Il faut donc comprendre que cette humanité nous unit tous. Et que si la même chose était arrivée à l'un d'entre nous, nous ressentirions la même chose. Mais nous avons du mal à accepter notre vulnérabilité. Il est plus facile de se mettre dans la peau du conseiller – du « surmoi », du superhéros, de la perfection – plutôt que d'accepter la fragilité. Ce n'est qu'en acceptant la fragilité et en nous y connectant que nous pourrons retrouver le chemin du retour. Si nous ne le faisons pas, nos intentions seront peut-être bonnes, mais nous ne toucherons pas le cœur de la personne. Elle ne se sera pas sentie comprise.
Mario, j'aimerais te poser une question plus personnelle : qu'est-ce que tu trouves impossible ?
N'oubliez pas que lorsque je parle d'impossible, je ne parle pas de ce qu'un super-homme ou une super-femme peut accomplir, mais de ce que tout être humain peut accomplir pour vivre une vie pleine et pleine de sens. Pour moi, le plus difficile est de surmonter, à certains moments, les limites que mon ego veut m'imposer. De transcender l'ego, de m'assurer que même moi, je n'interfère pas avec mon essence. C'est mon défi permanent. Parfois, j'y parviens, d'autres fois non. Et je dois reconnaître ma vulnérabilité.
Pouvez-vous nous donner un exemple pour mieux comprendre ?

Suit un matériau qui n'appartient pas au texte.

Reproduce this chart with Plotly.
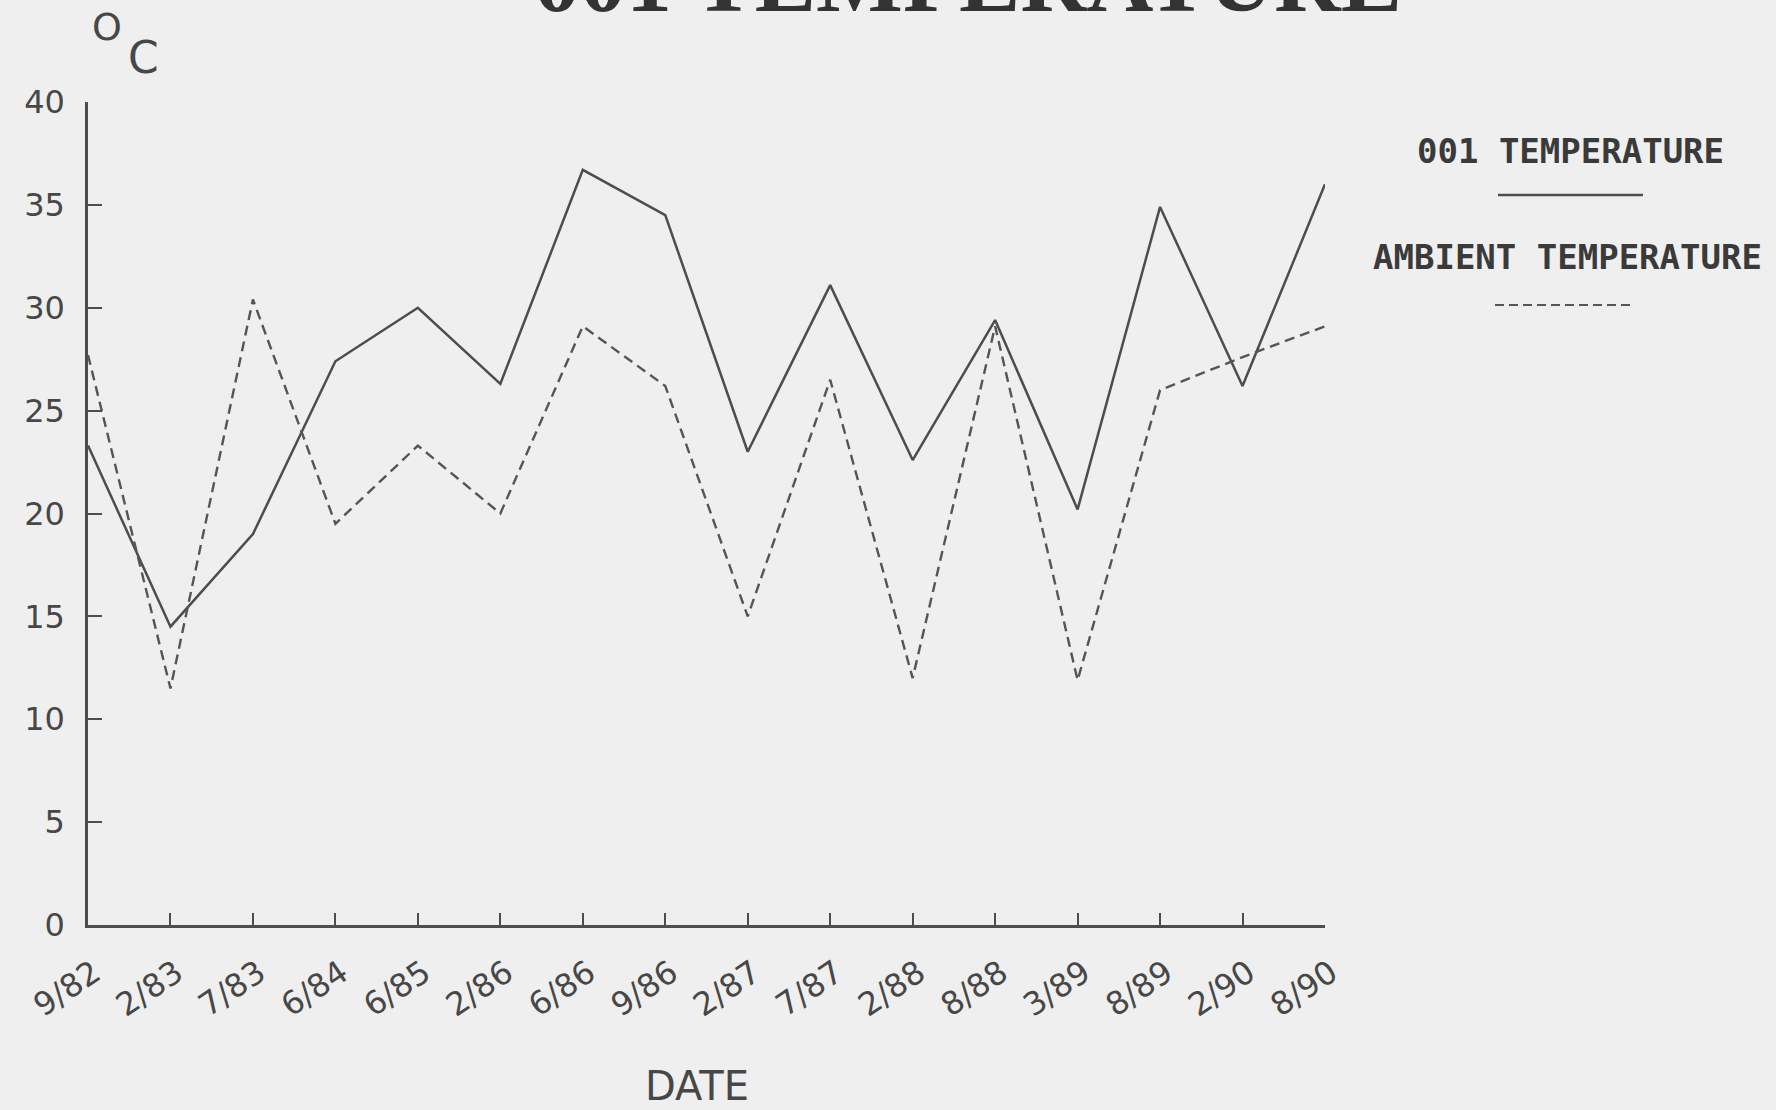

Oui, bien sûr. Je donnais une conférence au Mexique, devant beaucoup de monde. Ce n'était pas à cause du nombre de participants, mais j'avais peur de monter sur scène. J'étais très surpris, car ce n'est pas une émotion normale pour moi. Et là, en coulisses, sur le point de sortir, je me suis demandé : « Qu'est-ce qui t'arrive, Mario ? Pourquoi as-tu peur ? »

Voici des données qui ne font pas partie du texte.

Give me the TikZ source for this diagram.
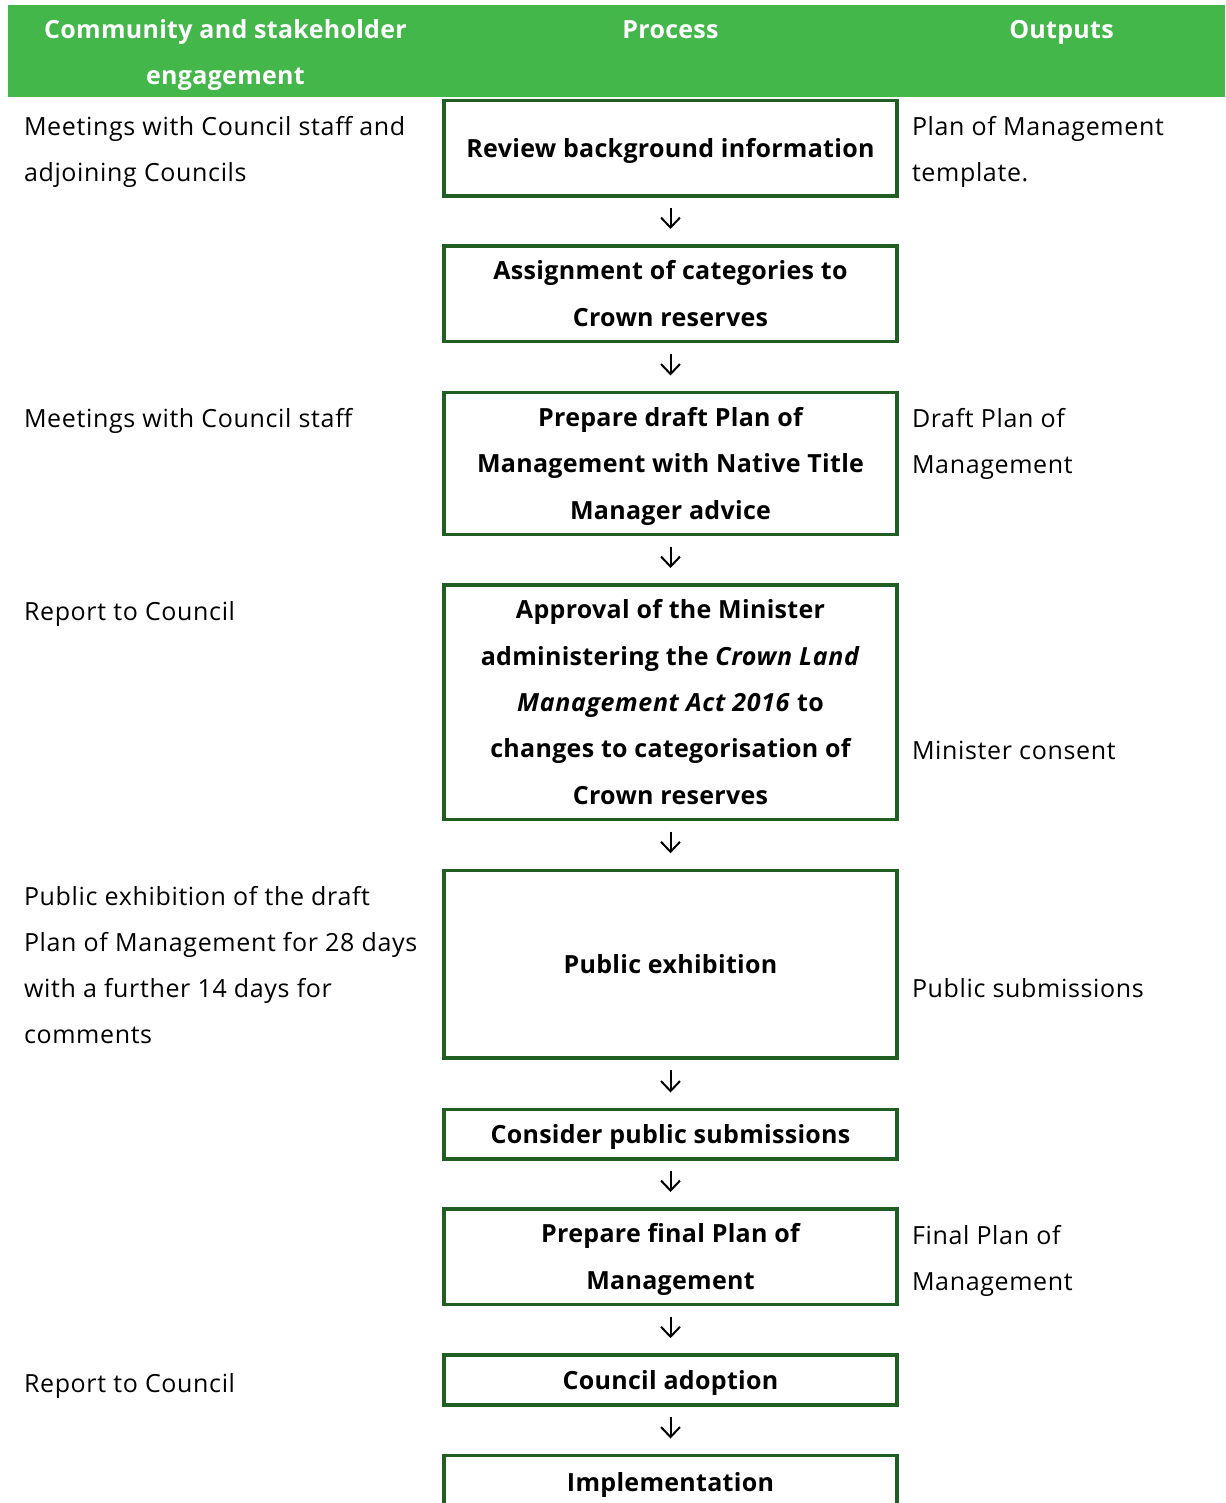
\documentclass[tikz,border=0pt]{standalone}
\usepackage{fontspec}
\setmainfont{Open Sans}[LetterSpace=2.6, BoldFeatures={LetterSpace=1.2}, BoldItalicFeatures={LetterSpace=2.5}]
\usetikzlibrary{arrows.meta}
\definecolor{hdr}{RGB}{67,183,74}
\definecolor{bdr}{RGB}{32,94,36}
\begin{document}
\begin{tikzpicture}[x=1pt,y=-1pt,
  every node/.style={inner sep=0pt, outer sep=0pt},
  txt/.style={font=\fontsize{25}{46.3}\selectfont, execute at end node=\strut},
  proc/.style={txt, draw=bdr, line width=3.5pt, minimum width=453pt, align=center, font=\fontsize{25}{46.3}\selectfont\bfseries},
  side/.style={txt, anchor=north west, align=left},
  hd/.style={txt, text=white, font=\fontsize{25}{46.3}\selectfont\bfseries, align=center, anchor=north},
  arr/.style={-{Straight Barb[length=10pt,width=19pt]}, line width=2pt, shorten <=12pt, shorten >=17pt}
]
\useasboundingbox (0,0) rectangle (1225,1503);
\clip (0,0) rectangle (1225,1503);
\fill[hdr] (8,5) rectangle (1225,97);
\node[hd] (h1) at (225.5,6.1) {\strut Community and stakeholder\\engagement};
\node[hd] (h2) at (670.5,6.1) {\strut Process};
\node[hd] (h3) at (1061.5,6.1) {\strut Outputs};

\node[proc, minimum height=95.5pt] (b1) at (670.5,148.25) {\strut Review background information};
\node[proc, minimum height=95.5pt] (b2) at (670.5,293.75) {\strut Assignment of categories to\\Crown reserves};
\node[proc, minimum height=142pt] (b3) at (670.5,463.5) {\strut Prepare draft Plan of\\Management with Native Title\\Manager advice};
\node[proc, minimum height=234.5pt] (b4) at (670.5,702.25) {\strut Approval of the Minister\\administering the \textit{Crown Land}\\\textit{Management Act 2016} to\\changes to categorisation of\\Crown reserves};
\node[proc, minimum height=187.5pt] (b5) at (670.5,964) {\strut Public exhibition};
\node[proc, minimum height=49.5pt] (b6) at (670.5,1134.25) {\strut Consider public submissions};
\node[proc, minimum height=95.5pt] (b7) at (670.5,1256.75) {\strut Prepare final Plan of\\Management};
\node[proc, minimum height=50pt] (b8) at (670.5,1380.2) {\strut Council adoption};
\node[proc, minimum height=53.4pt] (b9) at (670.5,1482.2) {\strut Implementation};

\foreach \a/\b in {b1/b2,b2/b3,b3/b4,b4/b5,b5/b6,b6/b7,b7/b8,b8/b9}
  \draw[arr] (\a) -- (\b);

\node[side] (l1) at (24,102.6) {\strut Meetings with Council staff and\\adjoining Councils};
\node[side] (l2) at (24,394.6) {\strut Meetings with Council staff};
\node[side] (l3) at (24,587.6) {\strut Report to Council};
\node[side] (l4) at (24,872.6) {\strut Public exhibition of the draft\\Plan of Management for 28 days\\with a further 14 days for\\comments};
\node[side] (l5) at (24,1359.6) {\strut Report to Council};

\node[side] (r1) at (912,102.6) {\strut Plan of Management\\template.};
\node[side] (r2) at (912,394.6) {\strut Draft Plan of\\Management};
\node[side] (r3) at (912,726.6) {\strut Minister consent};
\node[side] (r4) at (912,964.6) {\strut Public submissions};
\node[side] (r5) at (912,1211.6) {\strut Final Plan of\\Management};
\end{tikzpicture}
\end{document}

Et j'ai réalisé que je tenais à briller. Je voulais vraiment bien le faire. Puis je me suis dit : « Tu n'es pas là pour briller. Tu es là pour illuminer. » À cet instant, la peur a disparu. Mais c'est l'ego qui m'a mis au bord du gouffre. Il m'a dit : « Tu dois briller. » En le reconnaissant, j'ai réussi à le surmonter. D'autres fois, je n'y suis pas parvenu. Voilà mon défi : surmonter ces limites.
Mais, je le répète, quand je parle de réaliser l'impossible, ce n'est pas un hymne à la vanité, mais à l'humilité. Il s'agit de reconnaître que nous avons un potentiel latent qui peut être libéré. Il ne s'agit pas d'exiger la perfection. Tout le monde, moi y compris, connaît des moments de déclin, de chute, de désert… L'important est de savoir qu'on peut les surmonter et d'en avoir la volonté. Parfois, on y parvient. D'autres fois, non. Mais on apprend toujours, et cela aura de moins en moins de pouvoir nous bloquer.
C'est un processus de vie, n'est-ce pas ?
Exactement. Il n'y a pas de formule magique, mais si vous appliquez certaines stratégies, méthodologies, etc., votre capacité à surmonter les difficultés monte en flèche. Croire réussir à chaque fois, c'est de l'orgueil. Quand quelqu'un pense pouvoir tout gérer, la vie le remet à sa place.